Teslic war crimes: Bosnian Serbs detained

  • Published
Sarajevo residents flee shelling in June 1992 (file pic)Image source, Getty Images
Image caption,
Nearly half the Bosnian population fled their homes during the four years of fighting

Thirteen former Bosnian Serb police and soldiers have been arrested by police on suspicion of carrying out killings of Bosnian Croats and Bosniaks (Muslims) in 1992.

Several are suspected of taking part in a notorious paramilitary group, "Mice".

Others were said to have had prominent wartime roles in the police.

The men were detained in two northern towns after the cases were handed over to Bosnian authorities by the war crimes tribunal at The Hague.

The tribunal is currently trying the war crimes cases of former Bosnian Serb army chief Ratko Mladic as well as ex-leader Radovan Karadzic.

Some 40 Croats and Bosniak residents of the northern town of Teslic and the nearby villages of Rankovic and Stenjak were murdered in June 1992, weeks after the conflict broke out.

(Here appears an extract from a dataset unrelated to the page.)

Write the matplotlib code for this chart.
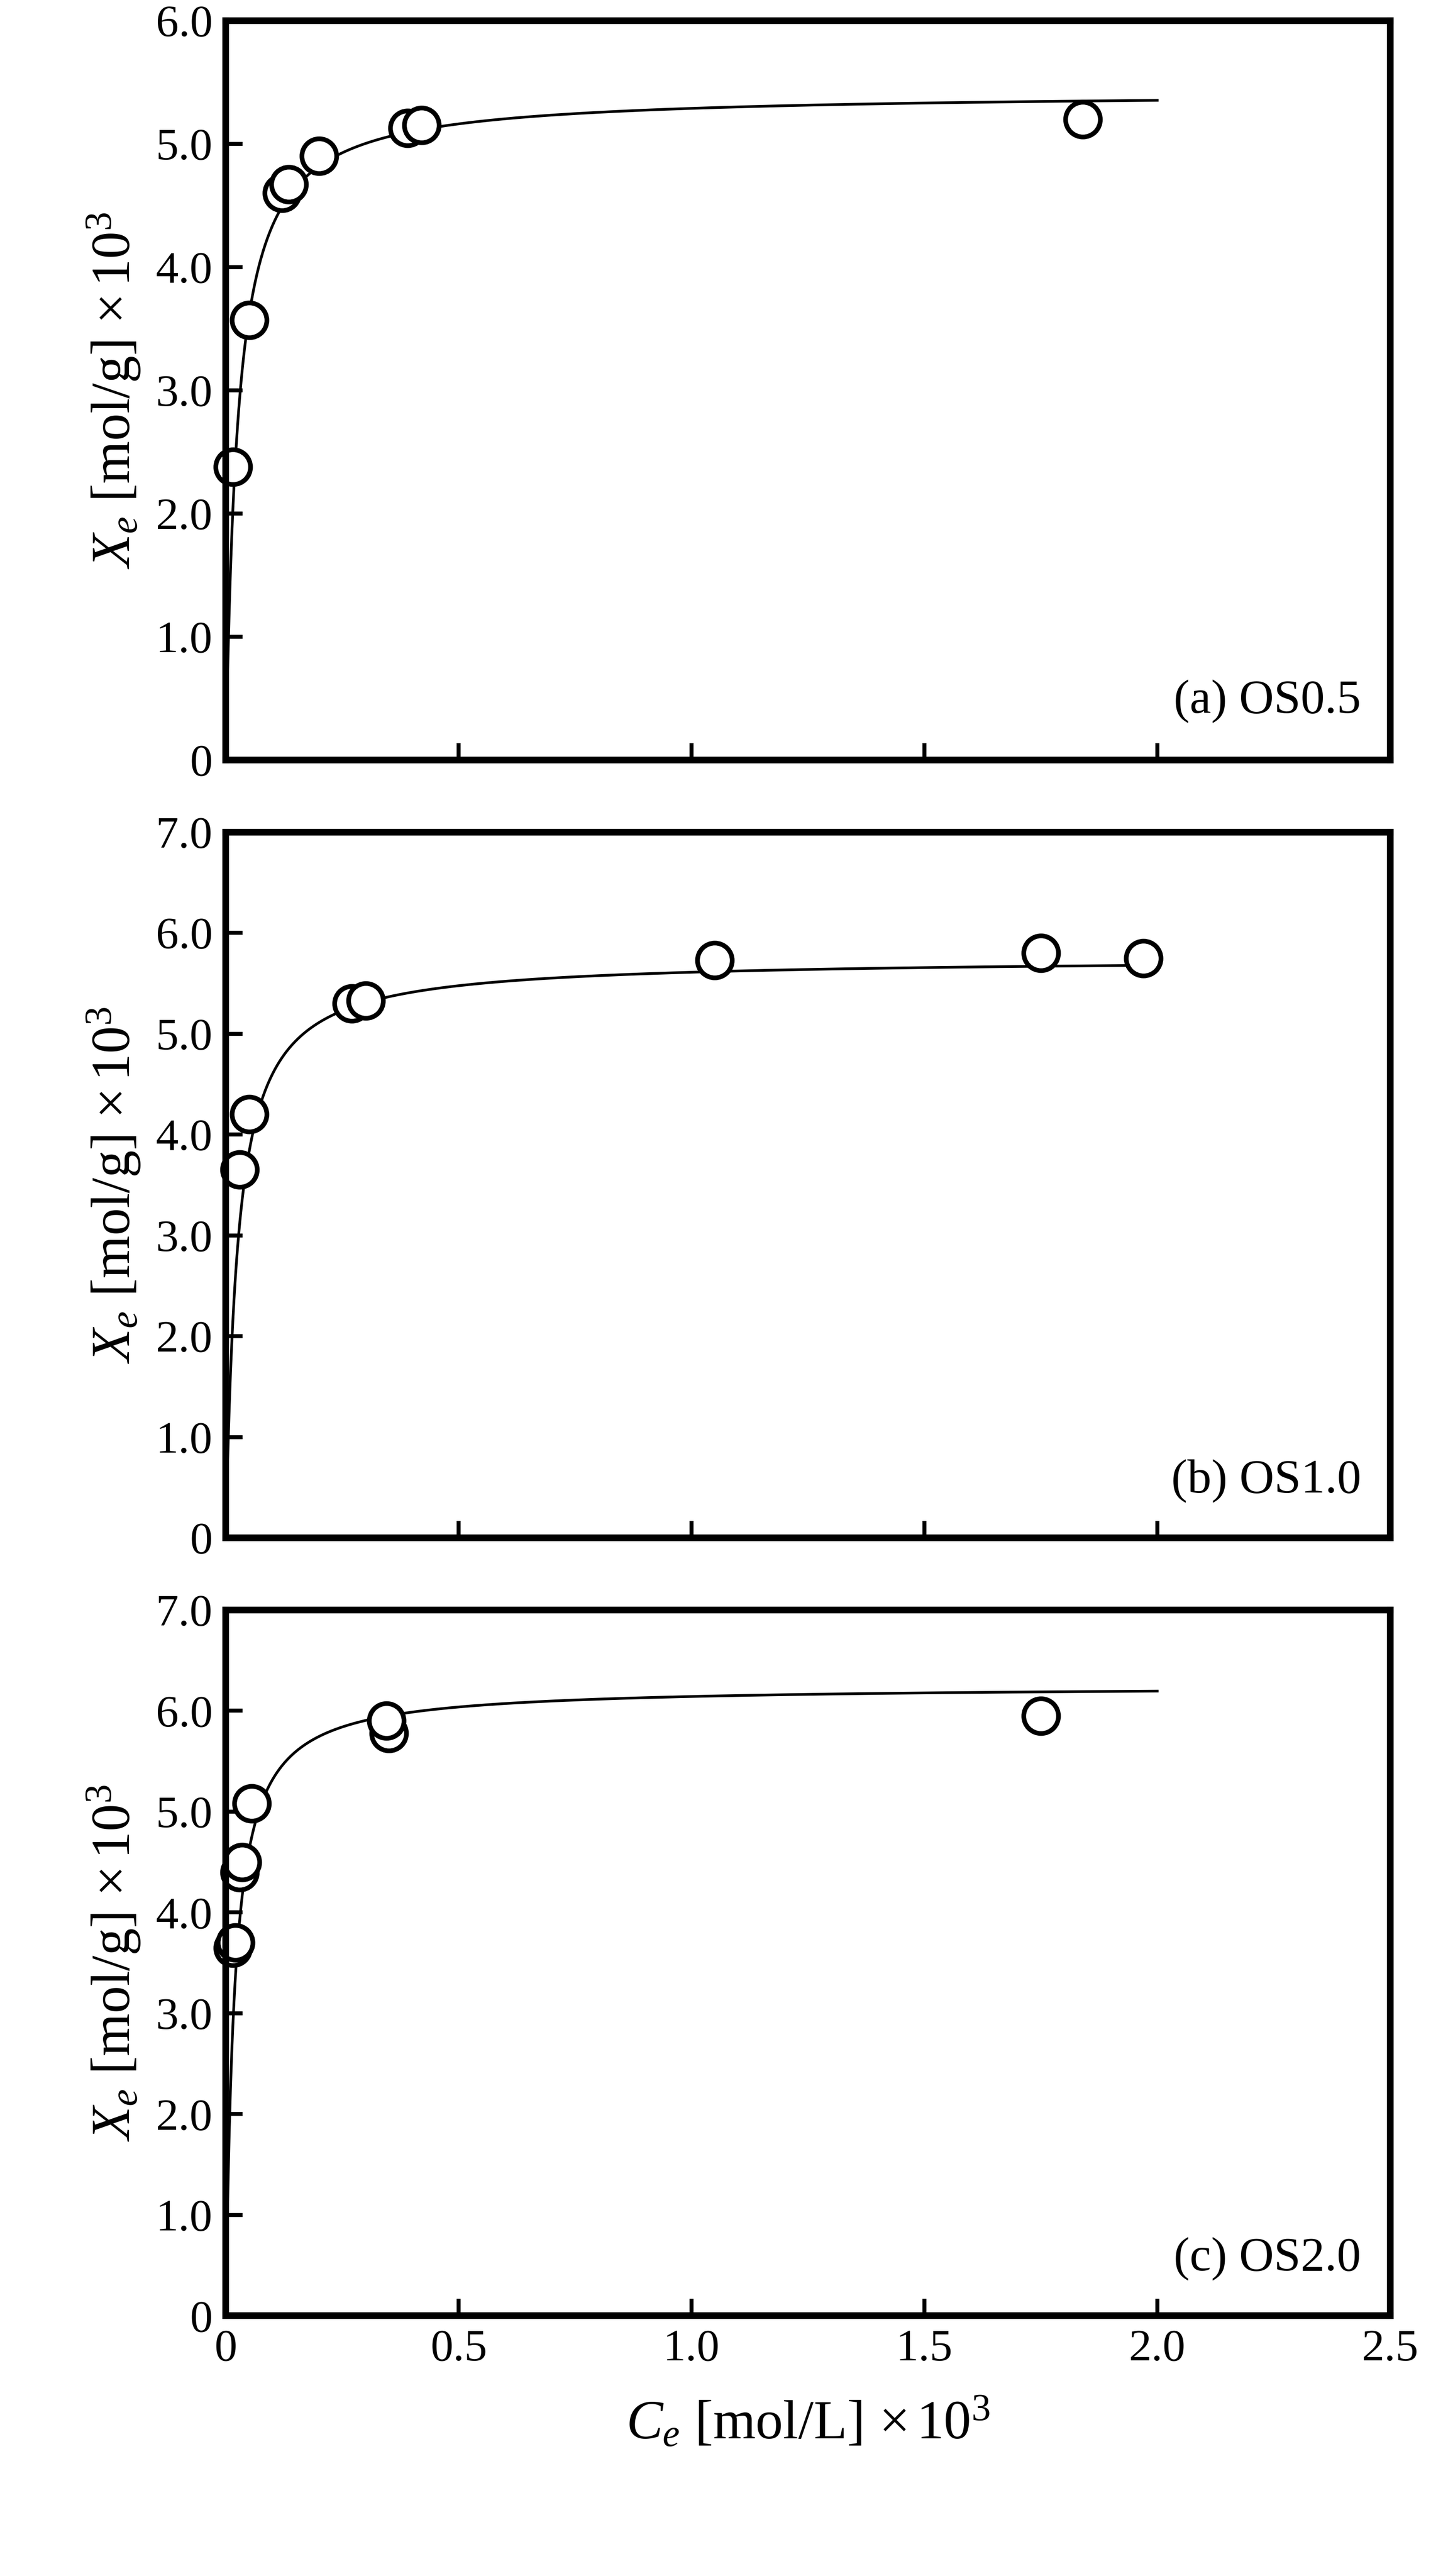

During that time, Bosnian Serb authorities set up camps in the north-western area of Prijedor in which thousands of non-Serbs were detained, tortured or killed.

In four years of war about 100,000 people were killed in Bosnia and two million more - nearly half the population - forced from their homes.

The thirteen arrested on Monday have been charged with murdering at least 40 people, as well as "persecution, enforced displacement and illegal detention of several hundred people", officials say.